As long as it’s not a girl toy.
Every boy toy commercial ends with him turning to me and saying, “I want that. Promise me I’ll get that for Christmas.” Luckily my stock answer, “We’ll see.” is holding strong with only the occasional reinforcement of “Make sure to put it on your list for Christmas.”
Every girl toy commercial ends with complete silence. I do my best to combat the message he’s getting about what is and is not appropriate for a boy to play with. When I hear mutterings about how pink is a girl color or how he can’t play with dolls, I remind him that colors are just colors and toys are just toys. All colors are beautiful and toys are for anyone who has fun playing with them.
OK, mostly I get out “You can like anything you want” and then he loses interest and walks away.
But lately there has been a lot of “We’ll see” floating around. Santa is going to be making a lot of choices about what is appropriate for a four-year old (and, seriously, why do they advertise toys for 8+ during pre-school shows? It’s just a recipe for heartbreak since even if the parent does buy the over-age toy the preschoolers have no idea how to play with them.) Unfortunately Santa is also going to be basing his decisions on what can be shipped in advance. We’re moving to a different continent three days before Christmas.
There is a lot of angst regarding Christmas this year in our household.
Most of the angst has to do with the physical realities of moving two adults, two kids under the age of five and two cats across the Atlantic Ocean. There will be a very long flight involved. A flight where all I’m hoping for is that the two kids will sleep.
We already live across the country from all of our extended family, so the kids know how to fly. However, one of the biggest issues we run into on the plane is how to keep the kids comfortable when they actually do fall asleep. We’ve used coats, shoulders and overly large stuffed animals as pillows.

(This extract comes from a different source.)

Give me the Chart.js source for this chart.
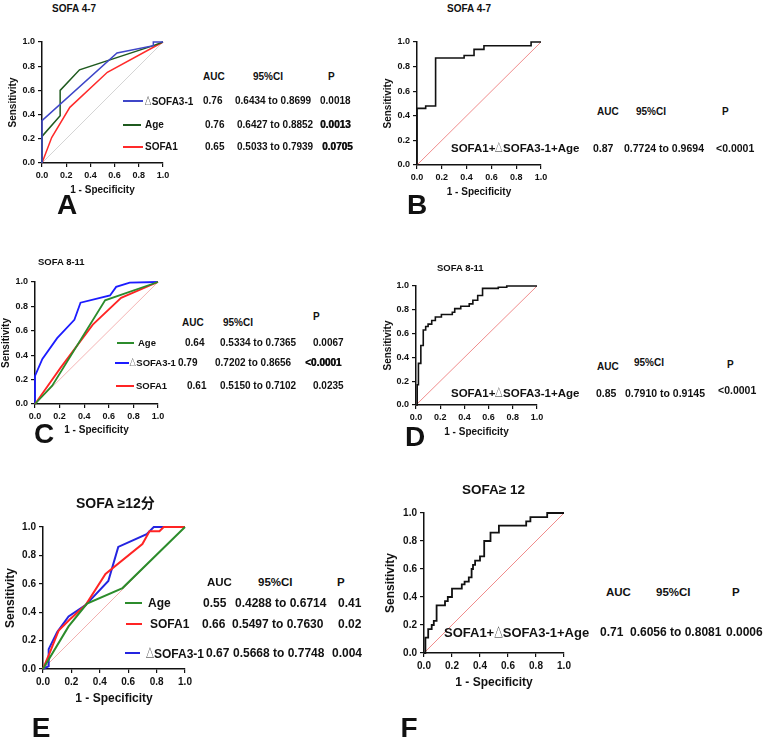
<!DOCTYPE html>
<html>
<head>
<meta charset="utf-8">
<script src="https://cdn.jsdelivr.net/npm/chart.js@4.4.1/dist/chart.umd.min.js"></script>
<style>
  body { margin: 0; background: #fff; }
  #fig { position: relative; width: 767px; height: 743px; overflow: hidden;
         font-family: "Liberation Sans", Arial, "Noto Sans CJK SC", sans-serif; font-weight: bold; color: #111; }
  #fig canvas { position: absolute; }
  .t { position: absolute; white-space: pre; line-height: 1; transform: translateY(-50%); }
  .tri { display: inline-block; transform: scaleX(0.66); margin: 0 -0.17em;
         font-family: "Noto Sans CJK SC", sans-serif; font-weight: normal; }
  .sw { position: absolute; height: 2px; }
</style>
</head>
<body>
<div id="fig"></div>
<script>
// ---- data ----
const tickVals = [0, 0.2, 0.4, 0.6, 0.8, 1.0];
const diagX = [0, 1];
const diagY = [0, 1];
const tableHead = ['AUC', '95%CI', 'P'];

// A: SOFA 4-7
const aDeltaFpr = [0, 0, 0.62, 0.92, 0.92, 1];
const aDeltaTpr = [0, 0.35, 0.91, 0.97, 1, 1];
const aAgeFpr = [0, 0, 0.15, 0.15, 0.31, 0.92, 1];
const aAgeTpr = [0, 0.22, 0.39, 0.60, 0.77, 0.97, 1];
const aSofaFpr = [0, 0.08, 0.23, 0.54, 1];
const aSofaTpr = [0, 0.21, 0.46, 0.75, 1];
const aNames = ['\u25B3SOFA3-1', 'Age', 'SOFA1'];
const aAuc = ['0.76', '0.76', '0.65'];
const aCi = ['0.6434 to 0.8699', '0.6427 to 0.8852', '0.5033 to 0.7939'];
const aP = ['0.0018', '0.0013', '0.0705'];

// B: SOFA 4-7 combined
const bFpr = [0, 0, 0.07, 0.15, 0.38, 0.46, 0.54, 0.92, 1];
const bTpr = [0, 0.46, 0.48, 0.87, 0.89, 0.94, 0.97, 1.0, 1.0];
const bNames = ['SOFA1+\u25B3SOFA3-1+Age'];
const bAuc = ['0.87'];
const bCi = ['0.7724 to 0.9694'];
const bP = ['<0.0001'];

// C: SOFA 8-11
const cAgeFpr = [0, 0.14, 0.57, 1];
const cAgeTpr = [0, 0.15, 0.85, 1];
const cDeltaFpr = [0, 0, 0.06, 0.18, 0.32, 0.37, 0.61, 0.66, 0.77, 1];
const cDeltaTpr = [0, 0.23, 0.37, 0.54, 0.69, 0.83, 0.89, 0.96, 0.995, 1];
const cSofaFpr = [0, 0.21, 0.47, 0.70, 1];
const cSofaTpr = [0, 0.30, 0.65, 0.87, 1];
const cNames = ['Age', '\u25B3SOFA3-1', 'SOFA1'];
const cAuc = ['0.64', '0.79', '0.61'];
const cCi = ['0.5334 to 0.7365', '0.7202 to 0.8656', '0.5150 to 0.7102'];
const cP = ['0.0067', '<0.0001', '0.0235'];

// D: SOFA 8-11 combined
const dFpr = [0, 0.01, 0.02, 0.04, 0.06, 0.08, 0.10, 0.13, 0.16, 0.21, 0.30, 0.32, 0.37, 0.44, 0.47, 0.51, 0.55, 0.68, 0.75, 1];
const dTpr = [0, 0.17, 0.35, 0.50, 0.63, 0.66, 0.68, 0.71, 0.74, 0.76, 0.78, 0.81, 0.83, 0.85, 0.88, 0.92, 0.98, 0.99, 1.0, 1.0];
const dNames = ['SOFA1+\u25B3SOFA3-1+Age'];
const dAuc = ['0.85'];
const dCi = ['0.7910 to 0.9145'];
const dP = ['<0.0001'];

// E: SOFA >=12
const eAgeFpr = [0, 0.18, 0.31, 0.56, 1];
const eAgeTpr = [0, 0.30, 0.46, 0.57, 1];
const eSofaFpr = [0, 0.05, 0.11, 0.19, 0.30, 0.44, 0.70, 0.75, 0.82, 0.85, 1];
const eSofaTpr = [0, 0.12, 0.27, 0.35, 0.45, 0.67, 0.88, 0.97, 0.97, 1.0, 1.0];
const eDeltaFpr = [0, 0.04, 0.04, 0.10, 0.18, 0.30, 0.46, 0.53, 0.73, 0.78, 1];
const eDeltaTpr = [0, 0.02, 0.14, 0.26, 0.37, 0.45, 0.62, 0.86, 0.95, 1.0, 1.0];
const eNames = ['Age', 'SOFA1', '\u25B3SOFA3-1'];
const eAuc = ['0.55', '0.66', '0.67'];
const eCi = ['0.4288 to 0.6714', '0.5497 to 0.7630', '0.5668 to 0.7748'];
const eP = ['0.41', '0.02', '0.004'];

// F: SOFA >=12 combined
const fFpr = [0, 0.01, 0.03, 0.055, 0.07, 0.09, 0.15, 0.17, 0.20, 0.27, 0.29, 0.32, 0.34, 0.35, 0.365, 0.40, 0.43, 0.475, 0.535, 0.73, 0.76, 0.88, 1];
const fTpr = [0, 0.11, 0.17, 0.20, 0.23, 0.34, 0.37, 0.40, 0.46, 0.49, 0.51, 0.54, 0.60, 0.63, 0.66, 0.69, 0.80, 0.86, 0.91, 0.94, 0.97, 1.0, 1.0];
const fNames = ['SOFA1+\u25B3SOFA3-1+Age'];
const fAuc = ['0.71'];
const fCi = ['0.6056 to 0.8081'];
const fP = ['0.0006'];

// ---- helpers ----
const fig = document.getElementById('fig');
const FONT = '"Liberation Sans", Arial, "Noto Sans CJK SC", sans-serif';
Chart.defaults.font.family = FONT;

function text(str, x, y, size, opts = {}) {
  const d = document.createElement('div');
  d.className = 't';
  // the triangle glyph comes from the CJK font, squeeze it a bit
  str.split('\u25B3').forEach((part, i) => {
    if (i > 0) {
      const s = document.createElement('span');
      s.className = 'tri';
      s.textContent = '\u25B3';
      d.appendChild(s);
    }
    d.appendChild(document.createTextNode(part));
  });
  d.style.left = x + 'px';
  d.style.top = y + 'px';
  d.style.fontSize = size + 'px';
  if (opts.center) d.style.transform = 'translate(-50%,-50%)';
  if (opts.heavy) d.style.textShadow = '0.5px 0 0 #111';
  fig.appendChild(d);
}

function swatch(x1, x2, y, color) {
  const d = document.createElement('div');
  d.className = 'sw';
  d.style.left = x1 + 'px';
  d.style.width = (x2 - x1) + 'px';
  d.style.top = (y - 1) + 'px';
  d.style.background = color;
  fig.appendChild(d);
}

function series(fpr, tpr, color, width, stepped) {
  return {
    data: fpr.map((x, i) => ({ x: x, y: tpr[i] })),
    borderColor: color,
    borderWidth: width,
    pointRadius: 0,
    showLine: true,
    fill: false,
    tension: 0,
    stepped: stepped || false,
    clip: false
  };
}

function roc(p, datasets) {
  const lh = p.title * 1.2;
  const cl = Math.round(p.yTitleX - lh / 2);
  const ct = p.t - 10;
  const cw = p.r + 14 - cl;
  const ch = Math.round(p.xTitleY + lh / 2) - ct;
  const yw = p.l - cl;
  const xh = ch - 10 - (p.b - p.t);

  const canvas = document.createElement('canvas');
  canvas.width = cw;
  canvas.height = ch;
  canvas.style.left = cl + 'px';
  canvas.style.top = ct + 'px';
  canvas.style.width = cw + 'px';
  canvas.style.height = ch + 'px';
  fig.appendChild(canvas);

  const tickFont = { family: FONT, size: p.tick, weight: 'bold' };
  const titleFont = { family: FONT, size: p.title, weight: 'bold', lineHeight: 1.2 };
  const axis = (title, fit) => ({
    type: 'linear',
    min: 0,
    max: 1,
    afterBuildTicks: s => { s.ticks = tickVals.map(v => ({ value: v })); },
    afterFit: fit,
    ticks: { color: '#111', font: tickFont, padding: 3, maxRotation: 0, autoSkip: false,
             callback: v => Number(v).toFixed(1) },
    grid: { drawOnChartArea: false, drawTicks: true, tickLength: 4, color: '#111', lineWidth: 1.2 },
    border: { color: '#111', width: 1.5 },
    title: { display: true, text: title, color: '#111', font: titleFont, padding: 0 }
  });

  new Chart(canvas.getContext('2d'), {
    type: 'scatter',
    data: { datasets: datasets },
    options: {
      responsive: false,
      animation: false,
      devicePixelRatio: 1,
      layout: { padding: { top: 10, right: 14, bottom: 0, left: 0 } },
      plugins: { legend: { display: false }, tooltip: { enabled: false } },
      scales: {
        x: axis('1 - Specificity', s => { s.height = xh; }),
        y: axis('Sensitivity', s => { s.width = yw; })
      }
    }
  });
}

function table(t, names, auc, ci, p, colors) {
  text(tableHead[0], t.head[0][0], t.head[0][1], t.headSize);
  text(tableHead[1], t.head[1][0], t.head[1][1], t.headSize);
  text(tableHead[2], t.head[2][0], t.head[2][1], t.headSize);
  names.forEach((n, i) => {
    const y = t.ys[i];
    if (colors) swatch(t.sw[i][0], t.sw[i][1], y, colors[i]);
    text(n, t.name[i], y, t.nameSize);
    text(auc[i], t.auc[i], y, t.size);
    text(ci[i], t.ci[i], y, t.size);
    text(p[i], t.p[i], t.pY ? t.pY[i] : y, t.size, { heavy: t.heavy && t.heavy[i] });
  });
}

// ---- panel A ----
const aColors = ['#3f46c8', '#1f5a1f', '#ff2a2a'];
text('SOFA 4-7', 52, 9, 10);
roc({ l: 42, t: 42, r: 163, b: 163, yTitleX: 13, xTitleY: 190, tick: 9, title: 10 }, [
  series(aDeltaFpr, aDeltaTpr, aColors[0], 1.5),
  series(aAgeFpr, aAgeTpr, aColors[1], 1.5),
  series(aSofaFpr, aSofaTpr, aColors[2], 1.5),
  series(diagX, diagY, '#d4d4d4', 1)
]);
table({ head: [[203, 77], [253, 77], [328, 77]], headSize: 10, ys: [101, 125, 147],
        sw: [[123, 143], [123, 141], [123, 143]],
        name: [145, 145, 145], auc: [203, 205, 205], ci: [235, 237, 237], p: [320, 320, 322],
        nameSize: 10, size: 10, heavy: [false, true, true] },
      aNames, aAuc, aCi, aP, aColors);
text('A', 67, 205, 28, { center: true });

// ---- panel B ----
text('SOFA 4-7', 447, 9, 10);
roc({ l: 417, t: 42, r: 541, b: 165, yTitleX: 388, xTitleY: 192, tick: 9, title: 10 }, [
  series(bFpr, bTpr, '#111', 1.6, 'before'),
  series(diagX, diagY, '#f08c8c', 1)
]);
table({ head: [[597, 112], [636, 112], [722, 112]], headSize: 10, ys: [148],
        name: [451], auc: [593], ci: [624], p: [716], nameSize: 11.5, size: 10.5 },
      bNames, bAuc, bCi, bP, null);
text('B', 417, 205, 28, { center: true });

// ---- panel C ----
const cColors = ['#2c8c2c', '#1c1cff', '#ff2424'];
text('SOFA 8-11', 38, 262, 9.5);
roc({ l: 35, t: 282, r: 158, b: 404, yTitleX: 6, xTitleY: 430, tick: 9, title: 10 }, [
  series(cAgeFpr, cAgeTpr, cColors[0], 1.8),
  series(cSofaFpr, cSofaTpr, cColors[2], 1.8),
  series(cDeltaFpr, cDeltaTpr, cColors[1], 1.8),
  series(diagX, diagY, '#f4b4b4', 1)
]);
table({ head: [[182, 323], [223, 323], [313, 317]], headSize: 10, ys: [343, 363, 386],
        sw: [[117, 134], [115, 129], [116, 134]],
        name: [138, 130, 136], auc: [185, 178, 187], ci: [220, 215, 220], p: [313, 305, 313],
        nameSize: 9.5, size: 10, heavy: [false, true, false] },
      cNames, cAuc, cCi, cP, cColors);
text('C', 44, 434, 28, { center: true });

// ---- panel D ----
text('SOFA 8-11', 437, 268, 9.5);
roc({ l: 416, t: 286, r: 537, b: 405, yTitleX: 388, xTitleY: 432, tick: 9, title: 10 }, [
  series(dFpr, dTpr, '#111', 1.6, 'before'),
  series(diagX, diagY, '#f08c8c', 1)
]);
table({ head: [[597, 367], [634, 363], [727, 365]], headSize: 10, ys: [393],
        name: [451], auc: [596], ci: [625], p: [718], pY: [390], nameSize: 11.5, size: 10.5 },
      dNames, dAuc, dCi, dP, null);
text('D', 415, 437, 28, { center: true });

// ---- panel E ----
const eColors = ['#2c8c2c', '#ff2424', '#2424e0'];
text('SOFA \u226512\u5206', 76, 503, 14);
roc({ l: 43, t: 527, r: 185, b: 669, yTitleX: 10, xTitleY: 699, tick: 10, title: 12 }, [
  series(eAgeFpr, eAgeTpr, eColors[0], 2),
  series(eSofaFpr, eSofaTpr, eColors[1], 2),
  series(eDeltaFpr, eDeltaTpr, eColors[2], 2),
  series(diagX, diagY, '#f2b0b0', 1)
]);
table({ head: [[207, 583], [258, 583], [337, 583]], headSize: 11.5, ys: [603, 624, 653],
        sw: [[125, 142], [126, 142], [125, 140]],
        name: [148, 150, 146], auc: [203, 202, 206], ci: [235, 232, 233], p: [338, 338, 332],
        nameSize: 12, size: 12 },
      eNames, eAuc, eCi, eP, eColors);
text('E', 41, 728, 28, { center: true });

// ---- panel F ----
text('SOFA\u2265 12', 462, 490, 13.5);
roc({ l: 424, t: 513, r: 564, b: 653, yTitleX: 390, xTitleY: 683, tick: 10, title: 12 }, [
  series(fFpr, fTpr, '#111', 1.8, 'before'),
  series(diagX, diagY, '#f08c8c', 1)
]);
table({ head: [[606, 593], [656, 593], [732, 593]], headSize: 11.5, ys: [632],
        name: [444], auc: [600], ci: [630], p: [726], nameSize: 13, size: 12 },
      fNames, fAuc, fCi, fP, null);
text('F', 409, 728, 28, { center: true });
</script>
</body>
</html>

None of them were very successful.
So when the Pillow Pet commercial returned to heavy rotation, instead of “We’ll see” the response was “Next time we see them in the store, you can pick one out.”
A few days later we were on a shopping run at the mall when we ran across a display of Pillow Pets. There were only four animals to choose from: dog, ladybug, bee and unicorn. The dog, ladybug and bee were relatively gender neutral since they were really just cartoony versions of the actual animal. However, the unicorn was obviously a girl toy – lavender purple body with a bubble gum pink mane, tail and horn.

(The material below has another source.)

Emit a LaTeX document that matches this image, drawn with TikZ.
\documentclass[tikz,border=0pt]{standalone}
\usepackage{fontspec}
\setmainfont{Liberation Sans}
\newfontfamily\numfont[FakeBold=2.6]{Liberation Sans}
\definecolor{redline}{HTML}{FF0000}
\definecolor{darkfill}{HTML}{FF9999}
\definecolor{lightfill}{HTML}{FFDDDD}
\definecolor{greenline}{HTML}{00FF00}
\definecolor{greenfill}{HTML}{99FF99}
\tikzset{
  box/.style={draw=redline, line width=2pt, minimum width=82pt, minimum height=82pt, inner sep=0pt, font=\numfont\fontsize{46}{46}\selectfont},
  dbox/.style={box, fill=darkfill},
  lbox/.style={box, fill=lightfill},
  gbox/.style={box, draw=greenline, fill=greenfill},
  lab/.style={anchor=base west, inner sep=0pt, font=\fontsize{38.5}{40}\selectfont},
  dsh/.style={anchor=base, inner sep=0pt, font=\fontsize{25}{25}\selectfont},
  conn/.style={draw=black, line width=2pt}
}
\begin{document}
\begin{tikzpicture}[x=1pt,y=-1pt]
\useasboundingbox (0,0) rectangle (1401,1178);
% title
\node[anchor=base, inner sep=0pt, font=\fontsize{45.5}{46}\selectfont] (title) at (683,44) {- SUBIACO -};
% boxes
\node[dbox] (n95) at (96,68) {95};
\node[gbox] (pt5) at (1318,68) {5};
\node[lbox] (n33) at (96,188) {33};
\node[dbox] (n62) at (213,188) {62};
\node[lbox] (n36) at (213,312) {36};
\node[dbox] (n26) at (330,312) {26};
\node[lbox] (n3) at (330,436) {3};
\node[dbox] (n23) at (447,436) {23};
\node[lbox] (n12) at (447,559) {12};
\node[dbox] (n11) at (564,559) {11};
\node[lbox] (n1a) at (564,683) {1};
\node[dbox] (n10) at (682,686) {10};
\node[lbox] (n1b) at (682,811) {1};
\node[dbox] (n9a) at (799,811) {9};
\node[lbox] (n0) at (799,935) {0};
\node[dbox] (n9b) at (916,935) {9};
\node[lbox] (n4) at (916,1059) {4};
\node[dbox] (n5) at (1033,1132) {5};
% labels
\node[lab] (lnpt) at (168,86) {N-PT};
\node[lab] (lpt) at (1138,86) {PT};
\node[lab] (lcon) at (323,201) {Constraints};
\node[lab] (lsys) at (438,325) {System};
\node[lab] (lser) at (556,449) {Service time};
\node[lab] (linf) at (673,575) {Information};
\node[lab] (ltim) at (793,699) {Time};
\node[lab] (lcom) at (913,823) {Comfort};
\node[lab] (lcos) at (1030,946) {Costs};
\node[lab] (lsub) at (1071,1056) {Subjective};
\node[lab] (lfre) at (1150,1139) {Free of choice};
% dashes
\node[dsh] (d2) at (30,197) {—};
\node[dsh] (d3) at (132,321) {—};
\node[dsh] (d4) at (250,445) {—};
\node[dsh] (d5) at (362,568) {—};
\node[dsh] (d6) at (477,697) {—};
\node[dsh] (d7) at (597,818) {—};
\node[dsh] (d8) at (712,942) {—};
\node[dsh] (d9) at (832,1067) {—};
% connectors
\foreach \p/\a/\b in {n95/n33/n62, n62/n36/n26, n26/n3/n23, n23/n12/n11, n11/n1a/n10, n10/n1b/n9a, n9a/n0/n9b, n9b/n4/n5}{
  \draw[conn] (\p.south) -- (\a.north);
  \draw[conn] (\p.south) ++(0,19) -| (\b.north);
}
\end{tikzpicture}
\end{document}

I geared myself up to buy yet another version of a stuffed dog when I looked at which animal my oldest son was actually holding. It was the unicorn.
Given his general stance on ‘girl toys’, I asked him twice if the unicorn was the one he wanted. He replied yes both times with quite a bit of irritation at my doubt.

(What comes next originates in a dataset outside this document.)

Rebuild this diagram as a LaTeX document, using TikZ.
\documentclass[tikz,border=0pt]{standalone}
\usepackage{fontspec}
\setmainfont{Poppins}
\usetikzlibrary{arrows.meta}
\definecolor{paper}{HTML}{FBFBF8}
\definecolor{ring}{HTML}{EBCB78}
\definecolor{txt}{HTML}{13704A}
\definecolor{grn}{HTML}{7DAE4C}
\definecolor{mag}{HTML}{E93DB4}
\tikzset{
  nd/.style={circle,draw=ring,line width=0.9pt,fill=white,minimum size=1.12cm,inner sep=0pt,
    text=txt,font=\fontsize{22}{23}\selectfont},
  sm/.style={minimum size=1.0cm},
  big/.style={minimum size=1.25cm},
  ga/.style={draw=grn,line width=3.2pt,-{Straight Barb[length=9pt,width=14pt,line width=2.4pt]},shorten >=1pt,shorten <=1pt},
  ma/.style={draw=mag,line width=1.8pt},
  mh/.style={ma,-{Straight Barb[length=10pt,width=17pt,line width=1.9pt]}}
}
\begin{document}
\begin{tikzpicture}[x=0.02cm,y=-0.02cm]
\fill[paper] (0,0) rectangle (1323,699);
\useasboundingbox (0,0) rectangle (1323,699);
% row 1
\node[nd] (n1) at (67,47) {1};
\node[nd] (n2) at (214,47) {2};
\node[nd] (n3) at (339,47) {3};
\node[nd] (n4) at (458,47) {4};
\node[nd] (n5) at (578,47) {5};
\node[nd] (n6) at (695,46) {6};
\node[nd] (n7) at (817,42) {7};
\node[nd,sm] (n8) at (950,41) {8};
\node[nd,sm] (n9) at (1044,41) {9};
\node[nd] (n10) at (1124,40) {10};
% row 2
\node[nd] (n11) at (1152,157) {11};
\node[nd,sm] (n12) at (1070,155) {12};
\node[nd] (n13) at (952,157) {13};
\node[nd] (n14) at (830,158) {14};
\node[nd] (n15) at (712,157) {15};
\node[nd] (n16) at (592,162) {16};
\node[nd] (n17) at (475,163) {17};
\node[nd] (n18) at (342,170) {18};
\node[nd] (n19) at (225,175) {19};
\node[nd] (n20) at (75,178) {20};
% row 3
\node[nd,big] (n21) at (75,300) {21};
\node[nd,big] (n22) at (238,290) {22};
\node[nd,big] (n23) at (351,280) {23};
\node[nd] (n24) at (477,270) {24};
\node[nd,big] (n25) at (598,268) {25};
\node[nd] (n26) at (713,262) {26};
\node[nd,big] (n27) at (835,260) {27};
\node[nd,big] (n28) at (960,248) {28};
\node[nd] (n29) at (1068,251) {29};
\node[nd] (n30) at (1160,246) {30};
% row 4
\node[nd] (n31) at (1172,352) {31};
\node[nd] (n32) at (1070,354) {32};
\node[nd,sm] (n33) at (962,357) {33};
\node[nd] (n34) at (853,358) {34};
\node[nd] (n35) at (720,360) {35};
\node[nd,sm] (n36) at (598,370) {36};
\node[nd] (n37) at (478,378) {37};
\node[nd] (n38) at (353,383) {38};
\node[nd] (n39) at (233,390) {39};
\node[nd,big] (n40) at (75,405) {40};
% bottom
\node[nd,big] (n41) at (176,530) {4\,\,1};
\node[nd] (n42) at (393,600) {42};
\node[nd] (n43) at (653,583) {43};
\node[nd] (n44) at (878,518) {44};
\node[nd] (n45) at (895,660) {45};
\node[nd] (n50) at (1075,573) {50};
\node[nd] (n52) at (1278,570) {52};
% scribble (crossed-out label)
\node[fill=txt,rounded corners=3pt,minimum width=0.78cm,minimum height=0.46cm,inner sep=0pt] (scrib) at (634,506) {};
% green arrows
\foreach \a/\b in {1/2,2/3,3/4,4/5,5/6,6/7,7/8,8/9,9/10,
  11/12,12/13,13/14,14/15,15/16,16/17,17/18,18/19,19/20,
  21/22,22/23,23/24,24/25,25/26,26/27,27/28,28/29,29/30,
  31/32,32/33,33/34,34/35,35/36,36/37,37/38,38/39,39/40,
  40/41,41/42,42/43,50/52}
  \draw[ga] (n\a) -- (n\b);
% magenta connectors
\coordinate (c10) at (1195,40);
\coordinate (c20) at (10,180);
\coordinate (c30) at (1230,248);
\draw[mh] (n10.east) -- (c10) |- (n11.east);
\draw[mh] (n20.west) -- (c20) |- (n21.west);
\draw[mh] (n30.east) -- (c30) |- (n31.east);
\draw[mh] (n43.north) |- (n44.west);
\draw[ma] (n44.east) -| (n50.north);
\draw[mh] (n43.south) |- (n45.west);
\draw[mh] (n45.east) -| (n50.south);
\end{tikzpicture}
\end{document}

Once big brother had picked the unicorn, little brother had to pick it too.
That moment felt like a tangible feminist mothering win. The unicorn was definitely the prettiest of the choices. It was also the closest thing to a horse, which is the animal my sons are currently obsessed with. My son knew it was a girl toy but chose it anyway because he liked it best.
I feel like I’m now up a point against a culture that spends much of its time socializing boys to choose the opposite of the ‘girl’ option. I know that my victory will probably be fleeting and that in the future I will have to work to make sure he is not ashamed that he did choose the pink and purple unicorn, but in that moment my voice was the strongest.
On the way out to the car, I asked my oldest son what he was going to name his new pet. He decided to name her Miss I Love.